Ross LaManna is living that dream. He's the screenwriter who came up with the script to "Rush Hour," the Jackie Chan-Chris Tucker action flick from New Line Cinema that has had audiences laughing and cheering since its August release. >
During the film's debut weekend, "Rush Hour" raked in $33 million, the best start for any film that has premiered in the months of August, September or October. It is also the largest-grossing film for those months, topping $117 million.
LaManna, who slowly worked his way up the Hollywood food chain, is now experiencing those surreal, land-of-dreams moments that come with having a hit film in theaters: things like watching his son and daughter, ages 4 and 7, perform Chris Tucker impersonations in his living room; or having his wife come home to tell him that their son was playing "Rush Hour" with a friend.
"It's heady," LaManna says. "I haven't quite figured it all out yet."
But that's the business of being a screenwriter. Even the best never quite figure out what makes for a hit film. They can only create a marketable script, hope it sells, then pray that the powers-that-be don't screw up the story as it is transformed from the printed page to the big screen.
Getting wise in Hollywood
The process by which LaManna made it to "Rush Hour" acclaim is pure Hollywood, but not the kind of Hollywood that most people are accustomed to hearing about. Instead of becoming an overnight success, LaManna worked for years honing his craft, enduring a stream of less-than-blockbuster projects.

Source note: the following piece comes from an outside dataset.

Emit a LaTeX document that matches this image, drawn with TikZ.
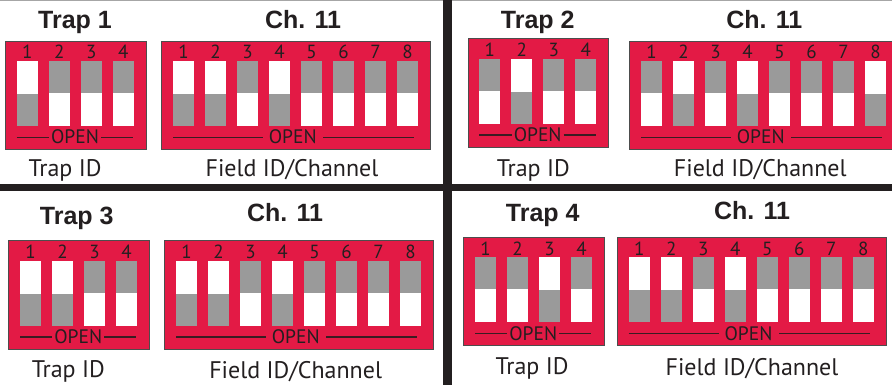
\documentclass[tikz,border=0pt]{standalone}
\usepackage{fontspec}
\setmainfont{PT Sans}
\newfontfamily\headfont{Liberation Sans}
\definecolor{dipred}{HTML}{E31A45}
\definecolor{dipgray}{HTML}{9A9A9A}
\definecolor{dipedge}{HTML}{4D4D4D}
\definecolor{txt}{HTML}{231F20}
\definecolor{openline}{HTML}{3A1C22}
\definecolor{divider}{HTML}{231F20}
\tikzset{
  titletext/.style={font=\headfont\bfseries\fontsize{25}{25}\selectfont, text=txt, anchor=base, inner sep=0pt},
  captext/.style={font=\fontsize{24}{24}\selectfont, text=txt, anchor=base, inner sep=0pt},
  numtext/.style={font=\fontsize{19}{19}\selectfont, text=txt, anchor=base, inner sep=0pt},
  opentext/.style={font=\fontsize{19.5}{19.5}\selectfont, text=txt, anchor=base, inner sep=0pt},
  dipbox/.style={draw=dipedge, line width=1pt, fill=dipred, inner sep=0pt, anchor=north west},
  openrule/.style={draw=openline, line width=1.3pt},
}
\newcommand\dipunit[5]{% #1 name, #2 x, #3 y, #4 count, #5 states (1 = gray on top)
  \begin{scope}[shift={(#2,#3)}]
    \pgfmathsetmacro\bw{23.7+(#4-1)*32+21}
    \node[dipbox, minimum width=\bw pt, minimum height=108.3pt] (#1) at (0,0) {};
    \foreach \s [count=\i from 0] in {#5} {
      \pgfmathsetmacro\sx{11.7+\i*32}
      \node[numtext] (#1-n\i) at (\sx+10.5,18) {\the\numexpr\i+1\relax};
      \fill[white] (\sx,20.3) rectangle ++(21,65);
      \ifnum\s=1
        \fill[dipgray] (\sx,20.3) rectangle ++(21,32);
      \else
        \fill[dipgray] (\sx,53.3) rectangle ++(21,32);
      \fi
    }
    \ifnum#4=4
      \def\ox{70}\def\la{44}\def\rb{96}\def\re{128}
    \else
      \def\ox{131.5}\def\la{101.7}\def\rb{162}\def\re{253}
    \fi
    \node[opentext] (#1-open) at (\ox,103) {OPEN};
    \coordinate (#1-a) at (11.7,96.6);
    \coordinate (#1-b) at (\la,96.6);
    \coordinate (#1-c) at (\rb,96.6);
    \coordinate (#1-d) at (\re,96.6);
    \draw[openrule] (#1-a) -- (#1-b);
    \draw[openrule] (#1-c) -- (#1-d);
  \end{scope}
}
\begin{document}
\begin{tikzpicture}[x=1pt,y=-1pt]
  \useasboundingbox (0,0) rectangle (892,385);
  \clip (0,0) rectangle (892,385);
  \fill[white] (0,0) rectangle (892,385);
  \fill[gray!70] (0,0) rectangle (892,1.5);

  % top left
  \dipunit{t1}{5}{40.7}{4}{0,1,1,1}
  \dipunit{c1}{161.3}{40.7}{8}{0,0,1,0,1,1,1,1}
  \node[titletext] (t1title) at (75,28.3) {Trap 1};
  \node[titletext] (c1title) at (303,28.3) {Ch. 11};
  \node[captext] (t1cap) at (65,177) {Trap ID};
  \node[captext] (c1cap) at (292,177) {Field ID/Channel};

  % top right
  \dipunit{t2}{467.7}{38.3}{4}{1,0,1,1}
  \dipunit{c2}{629.3}{40.7}{8}{1,0,1,0,1,1,1,0}
  \node[titletext] (t2title) at (537.7,28.3) {Trap 2};
  \node[titletext] (c2title) at (764.3,28.3) {Ch. 11};
  \node[captext] (t2cap) at (533.3,176.7) {Trap ID};
  \node[captext] (c2cap) at (760.3,176.7) {Field ID/Channel};

  % bottom left
  \dipunit{t3}{8.3}{240.3}{4}{0,0,1,1}
  \dipunit{c3}{164.3}{240.3}{8}{0,0,1,0,1,1,1,1}
  \node[titletext] (t3title) at (76.7,224.3) {Trap 3};
  \node[titletext] (c3title) at (285,222) {Ch. 11};
  \node[captext] (t3cap) at (68.3,377) {Trap ID};
  \node[captext] (c3cap) at (295.7,378) {Field ID/Channel};

  % bottom right
  \dipunit{t4}{463.3}{237}{4}{1,1,0,1}
  \dipunit{c4}{617}{237}{8}{0,0,1,0,1,1,1,1}
  \node[titletext] (t4title) at (542.7,221.3) {Trap 4};
  \node[titletext] (c4title) at (752,219.7) {Ch. 11};
  \node[captext] (t4cap) at (532,374.7) {Trap ID};
  \node[captext] (c4cap) at (752,375) {Field ID/Channel};

  % dividers
  \fill[divider] (0,184) rectangle (892,191);
  \fill[divider] (443,0) rectangle (452,385);
\end{tikzpicture}
\end{document}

Originally from New Jersey, LaManna went to film school at the University of Southern California with the intention of making it in the film business.
"For about two weeks I wanted be a director, then I got wise to that," LaManna says. "I changed my emphasis from directing to writing, because when you're a director you need actors, equipment. Being a writer you need a pen and paper; there's no overhead."
But there's plenty of competition. LaManna remembers classes where the instructor told the 30-plus students that, on average, only one of them would make it in show business. (This was long before the recent Writer's Guild study that says unless you're a white male in your 20s, you have little chance of being a successful Hollywood screenwriter; when asked his age, LaManna says it's not an issue.)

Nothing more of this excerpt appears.